⟨

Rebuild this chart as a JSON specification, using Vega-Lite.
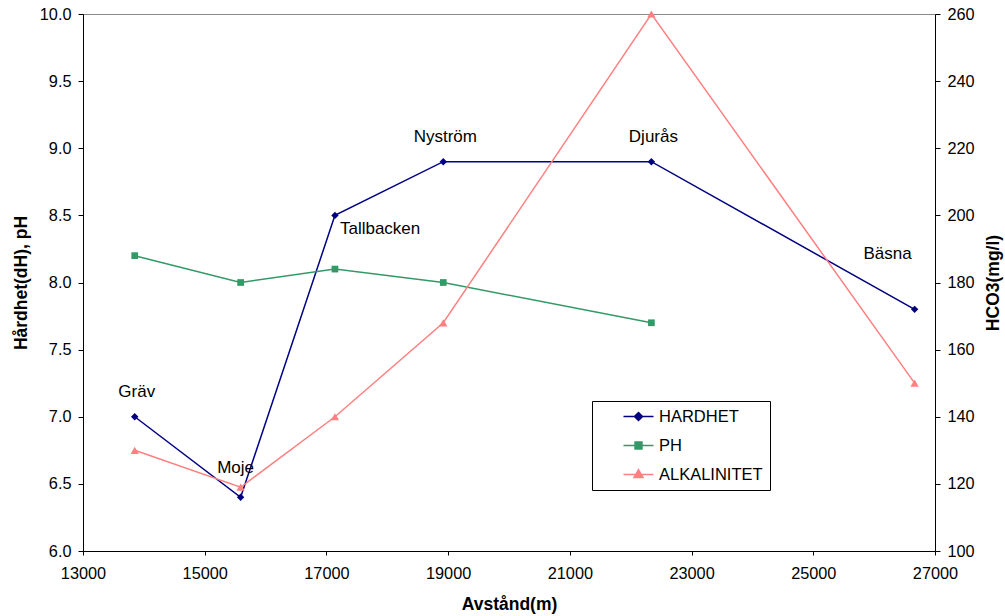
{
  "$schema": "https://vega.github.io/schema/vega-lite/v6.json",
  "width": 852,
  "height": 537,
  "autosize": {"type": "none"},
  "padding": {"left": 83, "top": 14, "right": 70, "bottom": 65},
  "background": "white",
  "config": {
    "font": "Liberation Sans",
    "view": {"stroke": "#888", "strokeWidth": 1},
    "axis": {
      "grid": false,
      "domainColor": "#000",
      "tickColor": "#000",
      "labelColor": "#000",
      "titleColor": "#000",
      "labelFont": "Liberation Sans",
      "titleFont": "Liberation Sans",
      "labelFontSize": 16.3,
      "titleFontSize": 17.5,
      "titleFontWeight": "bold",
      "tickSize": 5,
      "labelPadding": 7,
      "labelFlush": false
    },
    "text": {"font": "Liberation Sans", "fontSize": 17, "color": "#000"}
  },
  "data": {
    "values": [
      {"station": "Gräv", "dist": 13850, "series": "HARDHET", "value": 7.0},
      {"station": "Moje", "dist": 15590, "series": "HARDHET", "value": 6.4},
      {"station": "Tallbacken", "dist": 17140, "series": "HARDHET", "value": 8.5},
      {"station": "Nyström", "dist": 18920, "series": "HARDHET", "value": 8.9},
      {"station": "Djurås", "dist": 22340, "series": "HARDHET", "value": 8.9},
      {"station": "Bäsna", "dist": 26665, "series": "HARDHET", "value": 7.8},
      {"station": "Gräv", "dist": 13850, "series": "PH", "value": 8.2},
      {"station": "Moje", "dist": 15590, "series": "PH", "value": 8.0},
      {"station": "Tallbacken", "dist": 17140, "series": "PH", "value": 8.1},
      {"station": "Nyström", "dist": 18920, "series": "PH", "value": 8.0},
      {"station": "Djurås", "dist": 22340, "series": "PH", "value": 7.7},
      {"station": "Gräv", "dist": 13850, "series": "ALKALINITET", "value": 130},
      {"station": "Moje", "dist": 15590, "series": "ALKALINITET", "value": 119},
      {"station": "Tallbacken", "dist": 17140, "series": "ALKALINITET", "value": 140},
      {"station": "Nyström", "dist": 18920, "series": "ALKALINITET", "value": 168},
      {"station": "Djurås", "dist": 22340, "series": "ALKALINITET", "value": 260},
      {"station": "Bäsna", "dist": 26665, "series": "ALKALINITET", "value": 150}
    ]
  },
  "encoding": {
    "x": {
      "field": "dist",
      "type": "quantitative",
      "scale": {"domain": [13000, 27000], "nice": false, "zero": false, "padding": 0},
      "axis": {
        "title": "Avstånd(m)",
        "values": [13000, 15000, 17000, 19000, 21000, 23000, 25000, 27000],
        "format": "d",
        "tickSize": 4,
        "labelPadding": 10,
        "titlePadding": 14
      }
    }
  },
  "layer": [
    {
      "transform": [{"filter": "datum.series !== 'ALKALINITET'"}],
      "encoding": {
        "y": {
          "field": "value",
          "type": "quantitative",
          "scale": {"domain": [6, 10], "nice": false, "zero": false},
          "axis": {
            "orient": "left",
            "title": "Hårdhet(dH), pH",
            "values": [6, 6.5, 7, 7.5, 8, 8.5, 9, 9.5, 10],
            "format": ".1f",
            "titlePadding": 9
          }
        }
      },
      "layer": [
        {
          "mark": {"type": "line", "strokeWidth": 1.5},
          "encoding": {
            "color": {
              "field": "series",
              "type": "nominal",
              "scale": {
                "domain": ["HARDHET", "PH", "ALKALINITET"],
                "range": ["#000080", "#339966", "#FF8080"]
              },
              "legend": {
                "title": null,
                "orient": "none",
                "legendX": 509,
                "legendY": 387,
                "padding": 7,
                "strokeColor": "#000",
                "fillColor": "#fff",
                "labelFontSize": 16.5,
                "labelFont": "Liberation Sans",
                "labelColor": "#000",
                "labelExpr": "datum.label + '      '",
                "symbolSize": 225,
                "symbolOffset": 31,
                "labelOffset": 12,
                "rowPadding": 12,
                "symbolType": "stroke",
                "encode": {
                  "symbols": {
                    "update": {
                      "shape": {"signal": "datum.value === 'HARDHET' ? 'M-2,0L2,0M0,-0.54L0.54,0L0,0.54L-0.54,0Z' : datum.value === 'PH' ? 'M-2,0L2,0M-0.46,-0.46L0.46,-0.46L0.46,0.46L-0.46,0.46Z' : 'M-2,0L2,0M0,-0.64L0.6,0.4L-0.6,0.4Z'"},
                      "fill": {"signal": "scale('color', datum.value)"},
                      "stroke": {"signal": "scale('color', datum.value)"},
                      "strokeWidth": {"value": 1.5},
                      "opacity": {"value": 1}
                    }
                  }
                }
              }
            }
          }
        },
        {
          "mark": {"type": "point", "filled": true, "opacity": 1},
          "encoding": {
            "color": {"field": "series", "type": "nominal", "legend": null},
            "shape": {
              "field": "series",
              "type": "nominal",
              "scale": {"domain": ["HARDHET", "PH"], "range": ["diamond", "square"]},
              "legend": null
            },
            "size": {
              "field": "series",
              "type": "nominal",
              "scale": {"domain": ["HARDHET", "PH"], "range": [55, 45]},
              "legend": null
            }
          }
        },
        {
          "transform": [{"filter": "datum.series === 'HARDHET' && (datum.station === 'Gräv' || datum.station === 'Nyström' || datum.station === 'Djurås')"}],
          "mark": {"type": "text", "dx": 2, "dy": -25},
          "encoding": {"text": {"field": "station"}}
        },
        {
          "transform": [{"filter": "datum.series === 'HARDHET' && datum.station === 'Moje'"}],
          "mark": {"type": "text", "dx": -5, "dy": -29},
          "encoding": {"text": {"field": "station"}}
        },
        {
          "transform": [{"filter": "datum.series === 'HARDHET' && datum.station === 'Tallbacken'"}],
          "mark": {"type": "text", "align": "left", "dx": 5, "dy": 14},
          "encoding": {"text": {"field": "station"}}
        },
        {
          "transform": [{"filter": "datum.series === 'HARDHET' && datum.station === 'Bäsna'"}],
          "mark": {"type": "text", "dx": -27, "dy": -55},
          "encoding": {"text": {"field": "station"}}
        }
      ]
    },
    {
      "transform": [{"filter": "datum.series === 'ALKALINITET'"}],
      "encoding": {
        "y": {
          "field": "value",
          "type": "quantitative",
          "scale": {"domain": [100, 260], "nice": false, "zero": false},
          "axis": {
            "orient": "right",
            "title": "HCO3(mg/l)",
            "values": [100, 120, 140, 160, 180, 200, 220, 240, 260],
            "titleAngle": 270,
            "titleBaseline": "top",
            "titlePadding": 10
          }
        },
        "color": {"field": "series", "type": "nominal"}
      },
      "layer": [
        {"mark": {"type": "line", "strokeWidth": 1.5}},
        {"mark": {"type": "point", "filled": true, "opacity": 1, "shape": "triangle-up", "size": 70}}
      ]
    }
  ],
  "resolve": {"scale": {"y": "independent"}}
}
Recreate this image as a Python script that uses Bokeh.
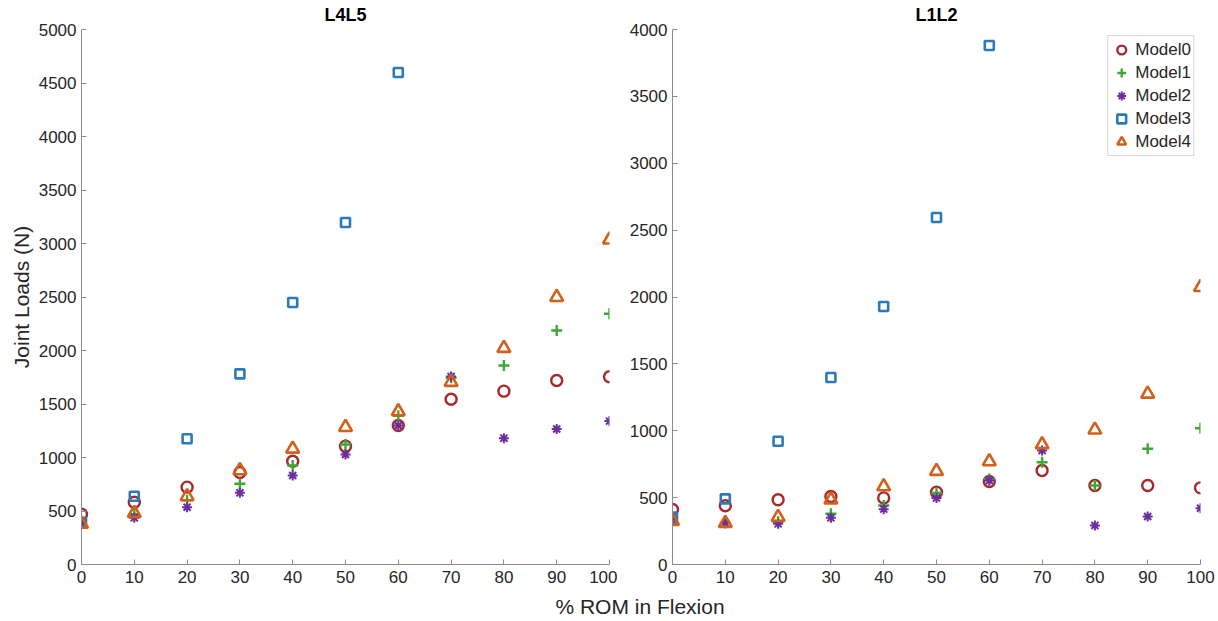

⟩

--- Problem description ---
Tell how many lines of the data include the word "this", and nothing else.

--- Solution to the problem ---
2